Segmenting your audience based on their actions and intentions, such as what they browse and purchase on your website, is a highly effective way to target. And collecting data from your customers can be as easy as installing cookies on your website or as sophisticated as asking customers directly about their preferences.
Armed with your personas and other customer data, you’ll know exactly who you’re trying to reach — and with OTT, you have the ability to serve up ads that are tailored to highly specific groups.
Let’s say you’re targeting male millennials with children. You’re probably not going to serve up an ad featuring female retirees, right? Make sure your ads line up as closely as possible with your target audience.
Depending on the type of ad you’re running, this starts with your image or casting choice. Opt for images of people who reflect your target audience’s gender, age, income level or interests to build immediate relatability.
The same advice applies to your ad’s language and tone. Do you talk to your teenage kids the same way you talk to your parents? Probably not. Tailor your tone and wording to connect with your specific target.
OTT advertising allows you to retarget through web and mobile traffic to complete the cross-channel marketing loop. You can use device thumbprints, website retargeting and IP targeting to connect TV traffic with online marketing efforts.
Consider the following hypothetical: A man browses new grills on Home Depot’s website on his laptop at home. After a bit of browsing, he closes his computer and turns on the TV, where he chooses a show on his Roku, which uses the same IP address as his computer. Can you guess what ad pops up before his TV show? A Home Depot grill ad.

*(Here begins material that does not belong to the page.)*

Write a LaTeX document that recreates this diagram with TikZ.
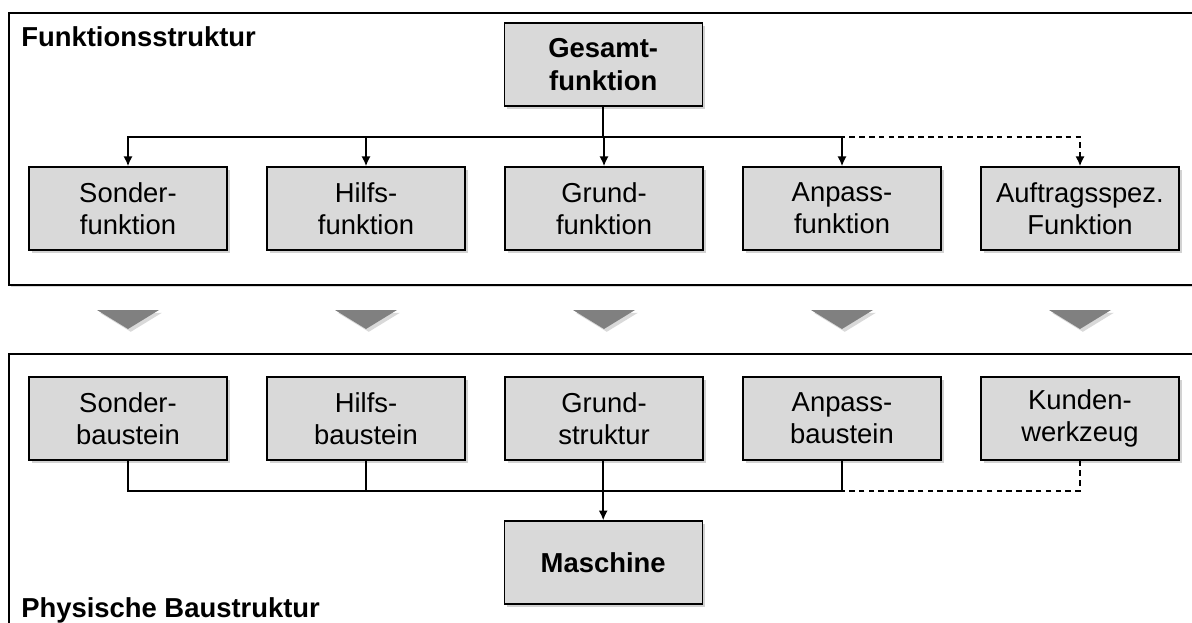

Inspired, our grill guy hops back on his computer and pulls the trigger on the grill he was eyeballing. And thanks to all of the interconnected data at play, Home Depot knows exactly how to attribute his grill purchase with no guesswork required.

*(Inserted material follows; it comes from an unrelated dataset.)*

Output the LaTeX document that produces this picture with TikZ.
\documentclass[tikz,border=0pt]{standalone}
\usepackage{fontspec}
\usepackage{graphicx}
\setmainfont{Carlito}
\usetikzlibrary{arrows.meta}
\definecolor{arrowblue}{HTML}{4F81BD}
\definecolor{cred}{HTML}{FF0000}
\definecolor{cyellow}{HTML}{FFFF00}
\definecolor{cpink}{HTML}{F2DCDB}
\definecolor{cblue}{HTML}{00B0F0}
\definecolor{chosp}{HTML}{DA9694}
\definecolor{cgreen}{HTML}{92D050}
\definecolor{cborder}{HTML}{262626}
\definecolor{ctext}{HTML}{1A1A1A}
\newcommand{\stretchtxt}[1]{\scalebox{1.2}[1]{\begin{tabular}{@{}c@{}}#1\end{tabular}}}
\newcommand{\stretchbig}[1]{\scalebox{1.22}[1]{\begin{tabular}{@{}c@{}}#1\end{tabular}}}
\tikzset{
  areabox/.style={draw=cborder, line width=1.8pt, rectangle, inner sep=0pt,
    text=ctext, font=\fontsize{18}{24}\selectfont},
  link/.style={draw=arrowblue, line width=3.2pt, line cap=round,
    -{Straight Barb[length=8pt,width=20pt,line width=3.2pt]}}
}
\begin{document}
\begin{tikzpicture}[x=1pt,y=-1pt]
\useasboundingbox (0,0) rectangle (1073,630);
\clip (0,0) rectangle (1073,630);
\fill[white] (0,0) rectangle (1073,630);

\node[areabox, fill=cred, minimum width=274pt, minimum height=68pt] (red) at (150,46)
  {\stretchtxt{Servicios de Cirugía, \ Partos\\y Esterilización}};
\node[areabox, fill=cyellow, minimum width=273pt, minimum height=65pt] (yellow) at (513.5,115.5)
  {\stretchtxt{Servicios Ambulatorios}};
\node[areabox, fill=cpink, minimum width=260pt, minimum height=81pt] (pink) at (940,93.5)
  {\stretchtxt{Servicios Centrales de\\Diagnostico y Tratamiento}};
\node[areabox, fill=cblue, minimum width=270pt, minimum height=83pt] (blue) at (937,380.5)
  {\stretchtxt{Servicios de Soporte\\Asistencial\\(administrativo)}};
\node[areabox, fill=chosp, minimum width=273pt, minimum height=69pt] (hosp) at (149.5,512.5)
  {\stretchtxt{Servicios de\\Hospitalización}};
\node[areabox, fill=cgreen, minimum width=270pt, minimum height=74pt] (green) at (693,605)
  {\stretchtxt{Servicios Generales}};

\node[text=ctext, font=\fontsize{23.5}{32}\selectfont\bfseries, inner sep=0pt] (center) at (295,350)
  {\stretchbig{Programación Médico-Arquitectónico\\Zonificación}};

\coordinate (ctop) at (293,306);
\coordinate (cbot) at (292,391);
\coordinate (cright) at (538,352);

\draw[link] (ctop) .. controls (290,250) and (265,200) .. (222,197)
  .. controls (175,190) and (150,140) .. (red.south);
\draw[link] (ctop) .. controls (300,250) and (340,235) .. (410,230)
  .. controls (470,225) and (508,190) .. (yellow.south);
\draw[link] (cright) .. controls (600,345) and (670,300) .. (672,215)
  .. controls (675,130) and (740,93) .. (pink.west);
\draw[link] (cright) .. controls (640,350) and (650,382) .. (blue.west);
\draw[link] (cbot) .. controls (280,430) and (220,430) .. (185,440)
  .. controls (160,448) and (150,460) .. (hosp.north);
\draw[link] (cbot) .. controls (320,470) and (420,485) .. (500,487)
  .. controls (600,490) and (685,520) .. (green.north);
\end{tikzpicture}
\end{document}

You can get started with cross-channel retargeting by using retargeting pixels on your website, which can help you build and segment audiences to best fit your key performance indicators. To get even more sophisticated with cookies, you can then sort by device and the areas of your website that the user visited to target them with hyper-personalized advertising experiences based on the intent that they’ve demonstrated.
Thanks to OTT, television no longer has to be a medium with wasted spending and no easy direct attribution. The ability to target more precisely and personalize your message for maximum impact means there’s a whole lot less waste.
And OTT isn’t just for big brands. Smaller businesses with more modest budgets can get in the game with highly specific placements that provide maximum exposure.
If you’re ready to see where OTT can take your digital marketing strategy in 2020, don’t skip the most important step: Take the time to define your audiences in as much detail as possible so your tailored ads can connect with viewers in an authentic and impactful way.